With the cooperation of partners in government and education, HHC is developing training programs that not only combat the looming nursing shortage, but also fight poverty among the working poor by preparing workers for well-paid career paths.
The HHC Nurse Career Ladder initiative, a collaboration with the NYC Center for Economic Opportunity, the NYC Office of Adult and Continuing Education and Long Island University School of Nursing, is a $10 million dollar program that will provide scholarships over four years for 400 low income New Yorkers to be trained as Licensed Practical Nurses (LPN) or Registered Nurses (RN). Graduates will be assured of good-paying jobs, since HHC will automatically hire anyone who successfully completes the program. One-third of the trainees will be HHC employees and the remaining two-thirds will be low-income wages earners who earn less the 130% of the federal poverty level - less the $27,000 for a family of four.

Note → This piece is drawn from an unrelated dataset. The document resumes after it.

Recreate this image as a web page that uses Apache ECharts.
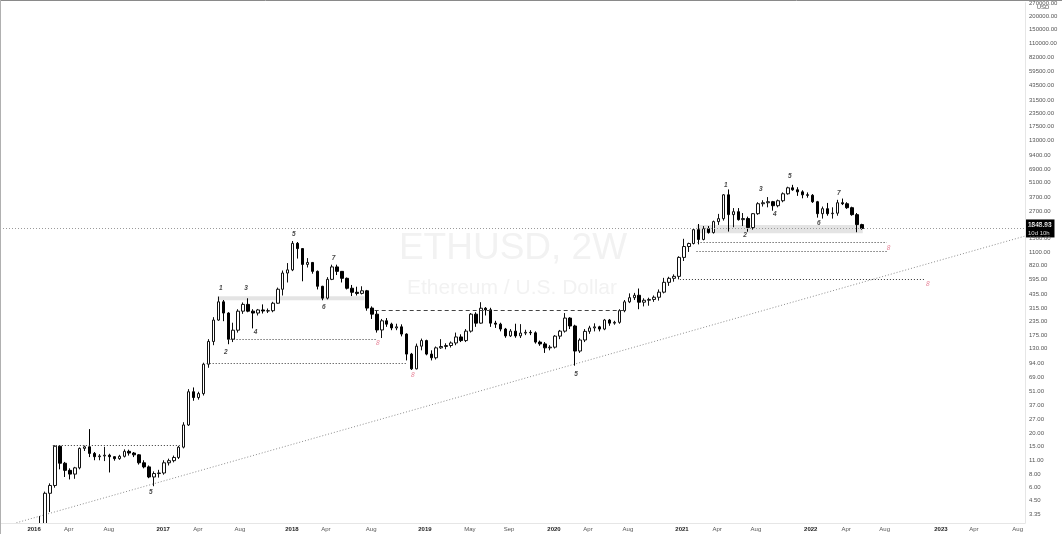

Another program announced in early October will utilize funding from the NYC Small Business Services agency, as part of a larger $4.2 million program to train workers for hard-to-fill jobs in a variety of businesses. HHC will receive $300,000 of these funds to train 30 employees for careers as LPNs. The program fills a great need, since employees could not forgo their salaries during the training period and will receive full pay while learning the new skill. Another $858,000 from the NYS Dept. of Health and the Dept. of Labor will pay the salaries of other employees hired to replace the trainees.
HHC employees are ideal candidates for these training opportunities.
"This is a unique opportunity for someone like me," says Damien Achong, a Clerical Associate in the Payroll Department at Kings County Hospital, who is being trained to become an LPN. "I want to help people and I want to move up and this is certainly the right opportunity to do both. In nursing I will deal with many different situations that will help me increase my skills and give me experience with people."
As an additional community benefit, over $7 million will be spent to build a new nursing school at Kings County Hospital for the RN training program. Facilities for the LPN program at Coler-Goldwater have already been renovated.